▶ Task instructions: Restate each line word for word. Leave out every picture.

____________________

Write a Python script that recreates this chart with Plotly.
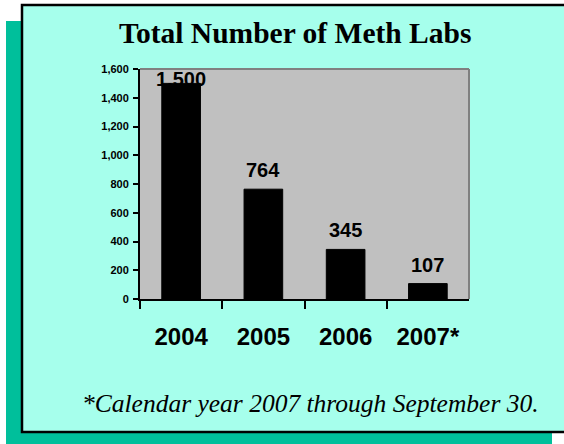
import plotly.graph_objects as go

# ---- data ----
categories = ["2004", "2005", "2006", "2007*"]
meth_labs = [1500, 764, 345, 107]
y_ticks = [0, 200, 400, 600, 800, 1000, 1200, 1400, 1600]

title_text = "Total Number of Meth Labs"
footnote_text = "*Calendar year 2007 through September 30."

# ---- geometry (pixels in a 564x444 figure) ----
W, H = 564, 444
plot_l, plot_r, plot_t, plot_b = 140, 469, 69, 299
plot_h = plot_b - plot_t
y_max = 1600

def px(x):
    return x / W

def py(y):
    return 1 - y / H

CYAN = "#A6FFEC"
TEAL = "#00BF9B"
GRAY = "#C0C0C0"

fig = go.Figure()
fig.add_trace(go.Bar(
    x=categories, y=meth_labs,
    marker=dict(color="black", line=dict(color="black", width=1)),
    width=0.47, hoverinfo="x+y",
))

# value labels (kept inside plot area like the original)
annotations = []
for i, v in enumerate(meth_labs):
    vpx = v / y_max * plot_h
    shift = min(19, (plot_h - 10) - vpx)
    annotations.append(dict(
        x=i, y=v, xref="x", yref="y", text=f"{v:,}", showarrow=False,
        yanchor="middle", yshift=shift,
        font=dict(family="Liberation Sans, Arial", size=20, color="black", weight="bold"),
    ))

annotations.append(dict(
    x=px(294.5), y=py(33), xref="paper", yref="paper", text=title_text,
    showarrow=False, xanchor="center", yanchor="middle",
    font=dict(family="Liberation Serif, Times New Roman, serif", size=29.5, color="black", weight="bold"),
))
annotations.append(dict(
    x=px(310), y=py(403), xref="paper", yref="paper", text=footnote_text,
    showarrow=False, xanchor="center", yanchor="middle",
    font=dict(family="Liberation Serif, Times New Roman, serif", size=25.5, color="black", style="italic"),
))

shapes = [
    # teal shadow
    dict(type="rect", xref="paper", yref="paper", x0=px(6), x1=px(552), y0=py(460), y1=py(21),
         fillcolor=TEAL, line=dict(width=0), layer="below"),
    # cyan box
    dict(type="rect", xref="paper", yref="paper", x0=px(22), x1=px(580), y0=py(432), y1=py(5),
         fillcolor=CYAN, line=dict(color="black", width=2.5), layer="below"),
    # gray plot area
    dict(type="rect", xref="paper", yref="paper", x0=px(plot_l), x1=px(plot_r), y0=py(plot_b), y1=py(plot_t),
         fillcolor=GRAY, line=dict(width=0), layer="below"),
    # gray top / right plot borders
    dict(type="line", xref="paper", yref="paper", x0=px(plot_l), x1=px(plot_r), y0=py(plot_t), y1=py(plot_t),
         line=dict(color="#808080", width=2), layer="above"),
    dict(type="line", xref="paper", yref="paper", x0=px(plot_r), x1=px(plot_r), y0=py(plot_t), y1=py(plot_b),
         line=dict(color="#808080", width=2), layer="above"),
]

fig.update_layout(
    width=W, height=H,
    margin=dict(l=0, r=0, t=0, b=0, autoexpand=False),
    paper_bgcolor="white",
    plot_bgcolor="rgba(0,0,0,0)",
    showlegend=False,
    annotations=annotations,
    shapes=shapes,
    xaxis=dict(
        domain=[px(plot_l), px(plot_r)],
        type="category",
        range=[-0.5, len(categories) - 0.5],
        tickson="boundaries",
        ticks="outside", ticklen=8, tickwidth=2, tickcolor="black",
        showline=True, linecolor="black", linewidth=2,
        showgrid=False, zeroline=False,
        tickfont=dict(family="Liberation Sans, Arial", size=24, color="black", weight="bold"),
        ticklabelstandoff=15,
        tickangle=0,
        automargin=False,
        fixedrange=True,
    ),
    yaxis=dict(
        domain=[py(plot_b), py(plot_t)],
        range=[0, y_max],
        tickmode="array", tickvals=y_ticks,
        tickformat=",",
        ticks="outside", ticklen=5, tickwidth=2, tickcolor="black",
        showline=True, linecolor="black", linewidth=2,
        showgrid=False, zeroline=False,
        tickfont=dict(family="Liberation Sans, Arial", size=11, color="black", weight="bold"),
        ticklabelstandoff=2,
        automargin=False,
        fixedrange=True,
    ),
)

fig.write_html("out.html", config={"displayModeBar": False},
               post_script="document.body.style.margin='0';document.body.style.padding='0';")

____________________

▶ Final answer:
Write a Python script that recreates this chart with Plotly.
import plotly.graph_objects as go

# ---- data ----
categories = ["2004", "2005", "2006", "2007*"]
meth_labs = [1500, 764, 345, 107]
y_ticks = [0, 200, 400, 600, 800, 1000, 1200, 1400, 1600]

title_text = "Total Number of Meth Labs"
footnote_text = "*Calendar year 2007 through September 30."

# ---- geometry (pixels in a 564x444 figure) ----
W, H = 564, 444
plot_l, plot_r, plot_t, plot_b = 140, 469, 69, 299
plot_h = plot_b - plot_t
y_max = 1600

def px(x):
    return x / W

def py(y):
    return 1 - y / H

CYAN = "#A6FFEC"
TEAL = "#00BF9B"
GRAY = "#C0C0C0"

fig = go.Figure()
fig.add_trace(go.Bar(
    x=categories, y=meth_labs,
    marker=dict(color="black", line=dict(color="black", width=1)),
    width=0.47, hoverinfo="x+y",
))

# value labels (kept inside plot area like the original)
annotations = []
for i, v in enumerate(meth_labs):
    vpx = v / y_max * plot_h
    shift = min(19, (plot_h - 10) - vpx)
    annotations.append(dict(
        x=i, y=v, xref="x", yref="y", text=f"{v:,}", showarrow=False,
        yanchor="middle", yshift=shift,
        font=dict(family="Liberation Sans, Arial", size=20, color="black", weight="bold"),
    ))

annotations.append(dict(
    x=px(294.5), y=py(33), xref="paper", yref="paper", text=title_text,
    showarrow=False, xanchor="center", yanchor="middle",
    font=dict(family="Liberation Serif, Times New Roman, serif", size=29.5, color="black", weight="bold"),
))
annotations.append(dict(
    x=px(310), y=py(403), xref="paper", yref="paper", text=footnote_text,
    showarrow=False, xanchor="center", yanchor="middle",
    font=dict(family="Liberation Serif, Times New Roman, serif", size=25.5, color="black", style="italic"),
))

shapes = [
    # teal shadow
    dict(type="rect", xref="paper", yref="paper", x0=px(6), x1=px(552), y0=py(460), y1=py(21),
         fillcolor=TEAL, line=dict(width=0), layer="below"),
    # cyan box
    dict(type="rect", xref="paper", yref="paper", x0=px(22), x1=px(580), y0=py(432), y1=py(5),
         fillcolor=CYAN, line=dict(color="black", width=2.5), layer="below"),
    # gray plot area
    dict(type="rect", xref="paper", yref="paper", x0=px(plot_l), x1=px(plot_r), y0=py(plot_b), y1=py(plot_t),
         fillcolor=GRAY, line=dict(width=0), layer="below"),
    # gray top / right plot borders
    dict(type="line", xref="paper", yref="paper", x0=px(plot_l), x1=px(plot_r), y0=py(plot_t), y1=py(plot_t),
         line=dict(color="#808080", width=2), layer="above"),
    dict(type="line", xref="paper", yref="paper", x0=px(plot_r), x1=px(plot_r), y0=py(plot_t), y1=py(plot_b),
         line=dict(color="#808080", width=2), layer="above"),
]

fig.update_layout(
    width=W, height=H,
    margin=dict(l=0, r=0, t=0, b=0, autoexpand=False),
    paper_bgcolor="white",
    plot_bgcolor="rgba(0,0,0,0)",
    showlegend=False,
    annotations=annotations,
    shapes=shapes,
    xaxis=dict(
        domain=[px(plot_l), px(plot_r)],
        type="category",
        range=[-0.5, len(categories) - 0.5],
        tickson="boundaries",
        ticks="outside", ticklen=8, tickwidth=2, tickcolor="black",
        showline=True, linecolor="black", linewidth=2,
        showgrid=False, zeroline=False,
        tickfont=dict(family="Liberation Sans, Arial", size=24, color="black", weight="bold"),
        ticklabelstandoff=15,
        tickangle=0,
        automargin=False,
        fixedrange=True,
    ),
    yaxis=dict(
        domain=[py(plot_b), py(plot_t)],
        range=[0, y_max],
        tickmode="array", tickvals=y_ticks,
        tickformat=",",
        ticks="outside", ticklen=5, tickwidth=2, tickcolor="black",
        showline=True, linecolor="black", linewidth=2,
        showgrid=False, zeroline=False,
        tickfont=dict(family="Liberation Sans, Arial", size=11, color="black", weight="bold"),
        ticklabelstandoff=2,
        automargin=False,
        fixedrange=True,
    ),
)

fig.write_html("out.html", config={"displayModeBar": False},
               post_script="document.body.style.margin='0';document.body.style.padding='0';")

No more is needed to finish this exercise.